═════ Data
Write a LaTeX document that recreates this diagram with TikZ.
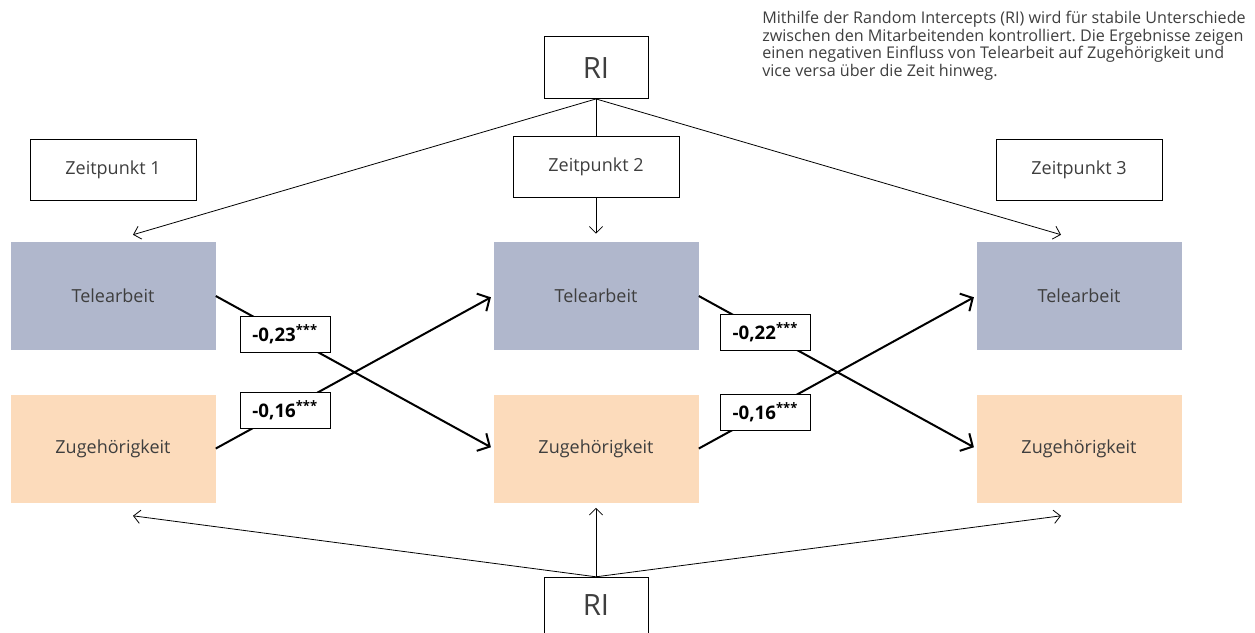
\documentclass[tikz,border=0pt]{standalone}
\usepackage{fontspec}
\setmainfont{Open Sans}
\usetikzlibrary{arrows.meta,positioning}
\definecolor{telecol}{RGB}{176,183,204}
\definecolor{zugcol}{RGB}{252,219,187}
\definecolor{txtgray}{RGB}{62,62,62}
\newcommand{\hshim}{208.1pt}
\newcommand{\coef}[1]{\textbf{#1}\textsuperscript{\textbf{***}}}
\frenchspacing
\tikzset{
  var/.style={minimum width=153.75pt,minimum height=81pt,inner sep=0pt,
    text=txtgray,font=\fontsize{13.5}{15}\selectfont},
  tele/.style={var,fill=telecol},
  zug/.style={var,fill=zugcol},
  zeit/.style={draw,line width=0.6pt,minimum width=124.5pt,minimum height=45.75pt,inner sep=0pt,
    text=txtgray,font=\fontsize{13.5}{15}\selectfont},
  ribox/.style={draw,line width=0.6pt,minimum width=78pt,inner sep=0pt,
    text=txtgray,font=\fontsize{22}{24}\selectfont},
  riline/.style={line width=0.6pt},
  riarrow/.style={riline,-{Straight Barb[length=5pt,width=10pt]}},
  crossarrow/.style={line width=1.5pt,-{Straight Barb[length=7pt,width=15pt]},shorten >=2pt},
  coefbox/.style={draw,line width=0.6pt,fill=white,minimum width=67.5pt,minimum height=27pt,
    inner sep=2pt,font=\fontsize{14}{16}\selectfont},
  note/.style={inner sep=0pt,align=left,text=txtgray,
    font=\fontsize{12.1}{11.7}\selectfont}
}
\begin{document}
\begin{tikzpicture}[x=0.75pt,y=-0.75pt]
  \useasboundingbox (0,0) rectangle (1255,632);

  \node[tele] (01) at (113,296)        {Telearbeit};
  \node[zug]  (02) [below=33pt of 01]   {Zugehörigkeit};
  \node[zeit] (00) [above=30.75pt of 01] {Zeitpunkt 1};

  \node[tele] (11) [right=\hshim of 01] {Telearbeit};
  \node[zug]  (12) [right=\hshim of 02] {Zugehörigkeit};
  \node[zeit] (10) [above=33pt of 11]   {Zeitpunkt 2};

  \node[tele] (21) [right=\hshim of 11] {Telearbeit};
  \node[zug]  (22) [right=\hshim of 12] {Zugehörigkeit};
  \node[zeit] (20) [above=30.75pt of 21] {Zeitpunkt 3};

  \node[ribox,minimum height=46.5pt] (ritop) [above=27.75pt of 10] {RI};
  \node[ribox,minimum height=42pt]   (ribot) [below=55.5pt of 12]  {RI};

  \node[note,anchor=north west] (info) at (762,11)
    {Mithilfe der Random Intercepts (RI) wird für stabile Unterschiede\\
     zwischen den Mitarbeitenden kontrolliert. Die Ergebnisse zeigen\\
     einen negativen Einfluss von Telearbeit auf Zugehörigkeit und\\
     vice versa über die Zeit hinweg.};

  %% random intercepts
  \draw[riarrow] (ritop.south) -- ([xshift=15pt,yshift=5.25pt]01.north);
  \draw[riarrow] (ritop.south) -- ([xshift=-13.5pt,yshift=5.25pt]21.north);
  \draw[riline] (ritop.south) -- (10.north);
  \draw[riarrow] (10.south) -- ([yshift=6pt]11.north);

  \draw[riarrow] (ribot.north) -- ([xshift=15pt,yshift=-9.75pt]02.south);
  \draw[riarrow] (ribot.north) -- ([xshift=-13.5pt,yshift=-9.75pt]22.south);
  \draw[riarrow] (ribot.north) -- ([yshift=-3.75pt]12.south);

  %% cross-lagged paths
  \draw[crossarrow] (01.east) -- (12.west) node[coefbox,pos=0.25] {\coef{-0,23}};
  \draw[crossarrow] (02.east) -- (11.west) node[coefbox,pos=0.25] {\coef{-0,16}};
  \draw[crossarrow] (11.east) -- (22.west) node[coefbox,pos=0.24] {\coef{-0,22}};
  \draw[crossarrow] (12.east) -- (21.west) node[coefbox,pos=0.24] {\coef{-0,16}};
\end{tikzpicture}
\end{document}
══════════
--- Exercise ---
Go from the first line of the data above to the line containing "(00) [above=30.75pt of" and retype exactly those lines, both included, but none of the pictures.

--- Correct output ---
Write a LaTeX document that recreates this diagram with TikZ.
\documentclass[tikz,border=0pt]{standalone}
\usepackage{fontspec}
\setmainfont{Open Sans}
\usetikzlibrary{arrows.meta,positioning}
\definecolor{telecol}{RGB}{176,183,204}
\definecolor{zugcol}{RGB}{252,219,187}
\definecolor{txtgray}{RGB}{62,62,62}
\newcommand{\hshim}{208.1pt}
\newcommand{\coef}[1]{\textbf{#1}\textsuperscript{\textbf{***}}}
\frenchspacing
\tikzset{
  var/.style={minimum width=153.75pt,minimum height=81pt,inner sep=0pt,
    text=txtgray,font=\fontsize{13.5}{15}\selectfont},
  tele/.style={var,fill=telecol},
  zug/.style={var,fill=zugcol},
  zeit/.style={draw,line width=0.6pt,minimum width=124.5pt,minimum height=45.75pt,inner sep=0pt,
    text=txtgray,font=\fontsize{13.5}{15}\selectfont},
  ribox/.style={draw,line width=0.6pt,minimum width=78pt,inner sep=0pt,
    text=txtgray,font=\fontsize{22}{24}\selectfont},
  riline/.style={line width=0.6pt},
  riarrow/.style={riline,-{Straight Barb[length=5pt,width=10pt]}},
  crossarrow/.style={line width=1.5pt,-{Straight Barb[length=7pt,width=15pt]},shorten >=2pt},
  coefbox/.style={draw,line width=0.6pt,fill=white,minimum width=67.5pt,minimum height=27pt,
    inner sep=2pt,font=\fontsize{14}{16}\selectfont},
  note/.style={inner sep=0pt,align=left,text=txtgray,
    font=\fontsize{12.1}{11.7}\selectfont}
}
\begin{document}
\begin{tikzpicture}[x=0.75pt,y=-0.75pt]
  \useasboundingbox (0,0) rectangle (1255,632);

  \node[tele] (01) at (113,296)        {Telearbeit};
  \node[zug]  (02) [below=33pt of 01]   {Zugehörigkeit};
  \node[zeit] (00) [above=30.75pt of 01] {Zeitpunkt 1};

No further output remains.